Backtracking · LC #78
Subsets
Generate all 2^n subsets via backtracking: at each node immediately add the current subset to results, then explore each remaining element as a branch.
Statement
Problem & Approach
Problem statement, sample I/O, and key reasoning.
Given an integer array `nums` of unique elements, return all possible subsets (the power set). The solution set must not contain duplicate subsets.
Sample I/O
Input: nums = [1,2,3] Output: [[],[1],[2],[1,2],[3],[1,3],[2,3],[1,2,3]] Input: nums = [0] Output: [[],[0]]
Intuition
How to Think About It
Intuition
At every node of the recursion tree, the current path represents a valid subset (including the empty set at the root). By recording the snapshot at each node - not just the leaves - we collect all 2^n subsets.
Core Concept
backtrack(start, curr): add curr[:] to results immediately. For i from start to n-1: push nums[i], recurse with i+1, pop. The start index prevents re-using earlier elements and avoids duplicate subsets.
When to use
Enumerate all subsets of a set; foundation for combination, permutation, and partition problems; whenever you need the power set.
When NOT to use
When n > ~20 (2^n subsets becomes infeasible); when you only need the count (2^n by formula); when duplicates exist in nums (use Subsets II with deduplication).
Key Insights
What to Know Cold
- Record result at every recursive call, not just at leaf nodes.
- Using start index (not a visited array) is the canonical approach for subsets/combinations.
- start=i+1 prevents reuse and ensures lexicographic uniqueness.
- 2^n subsets total; copying each takes O(n) → O(n * 2^n) total time.
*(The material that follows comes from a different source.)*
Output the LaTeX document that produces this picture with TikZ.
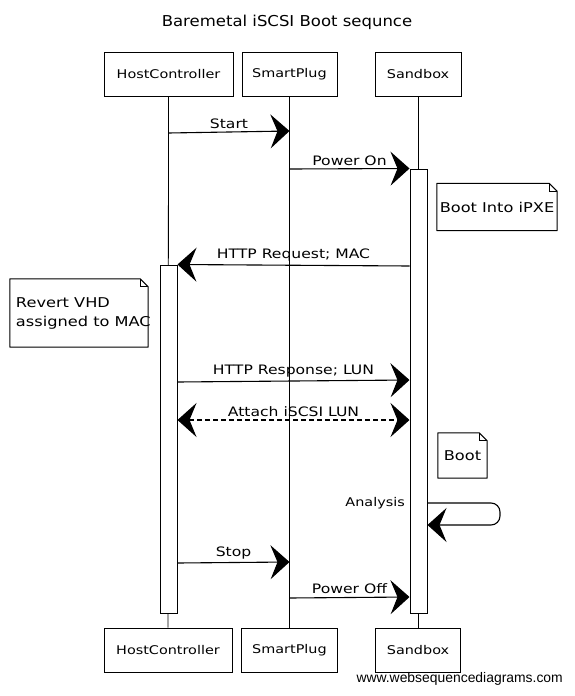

- Bit-manipulation alternative: iterate 0..(2^n - 1), bit i = include nums[i].
1 example
Worked Examples
Power set of [1,2,3]
Generate all 8 subsets of [1,2,3].
Backtracking with start index; record at every node.
Output: [[],[1],[1,2],[1,2,3],[1,3],[2],[2,3],[3]]
Template for all backtracking problems - interviewers frequently ask for this as a warm-up before harder variants.